The south-eastern region of Europe is so often overlooked by travelers searching for bigger cities and busy coasts. But the beautiful Balkans are a quiet corner ready to be explored by intrepid adventure-seekers wanting to experience a slice of Europe that isn’t frequently visited, but is no less lacking in interesting character and varied sights. We are kind of scratching our heads about why the Balkans are so often ignored, so we are letting you in on their secret. View our exclusive itinerary and plan a journey before the rest of the world catches on.
Your journey starts in Zagreb, a city with rich history dating back to the Roman times. There’s so much to see in Zagreb, especially museums; it has the most of any other city in the world. Don’t rush your coffee; you will want the time to sip and take in the Medvednica mountain range and Sava River views.
Split. the second largest city in the country, is an attractive blend of past and present. A private guide will take you through the Diocletian Palace’s narrow streets.
Outside the city, the landscape is just as appealing. Plitvice Lakes National Park is a heaven of lakes, waterfalls, and woods. Keep an eye out for the deer, bears, wolves, boars, and rare birds.
Croatia’s coastline is pretty dreamy too. Sail to hidden beaches, caves, and local islands (there are more than 100) then jump out of your private boat into the crystal clear sea.
And of course no trip is complete without sampling the country’s cuisine. Roll up your sleeves in a traditional Dalmatian cooking class. Wine tastings at a vineyard near Korcula is just the treat you need before finishing off your Croatian portion of the journey in Dubrovnik. The “Pearl of the Adriatic” is a UNESCO-listed treasure of Baroque, Gothic, and Renaissance architecture. Catch your breath as the cable car rises above the city. If you watch Game of Thrones, you’ll recognize the view.
Montenegro is a tiny nation, but it’s a big hitter when it comes to natural sights. Picture this: pretty coastline, glassy lakes, picturesque parks, and snow-capped mountains. You will feel as though time has stood still in the sleepy 17th-century fisherman’s village of Perast. Kotor’s medieval architecture put it on UNESCO’s list of World Natural and Cultural Heritage Sites. St. Tripun Cathedral, built in 1166, is a monument of Roman culture rising against a backdrop of craggy mountains. Go even further back in time in Budva, one of the oldest settlements in the Adriatic.

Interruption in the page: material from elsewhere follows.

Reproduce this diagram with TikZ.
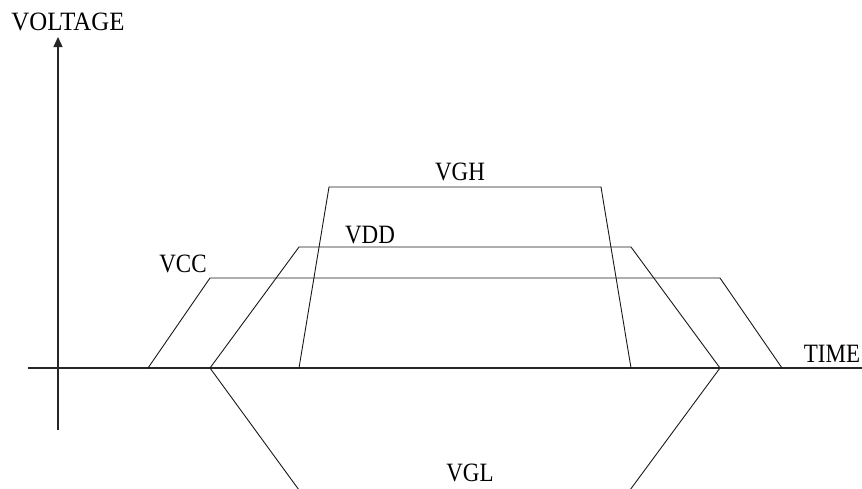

Albania is the last stop on our multi-country Beautiful Balkans itinerary.
It’s not the first place you think of when it comes to beach time, but Albania’s Riviera is something to see. A lucky few (including you) will discover just how gorgeous it really is. Silky sand meets sea in varying shades of turquoise, emerald, and cobalt. It’s nearly unfathomable to think that there aren’t throngs of tourists vying for every available sunny spot.
The ancient Greeks had a feeling that Albania was pretty special. Their city of Apollonia is now an archaeological park where remarkably intact temple columns, mosaics, and marble statues are on display.
Dinner with a view takes on a whole new meaning in the Likurs Castle, built in 1718 during the times of Ottoman ruler Ali Pasha. The Ottomans had a strong hold here for several centuries. Shop for handmade patterned rugs in the old cobblestone bazaars.
Berat shows off Albania’s multi-faith fabric. Minarets soar into the sky alongside Byzantine churches. Faded painted icons and golden embellishments are revealed in the darkened interiors. Ottoman-style stone houses appear to be stacked upon one another as they crawl up the steep hill. Albania feels like a cross between Europe and the Middle East.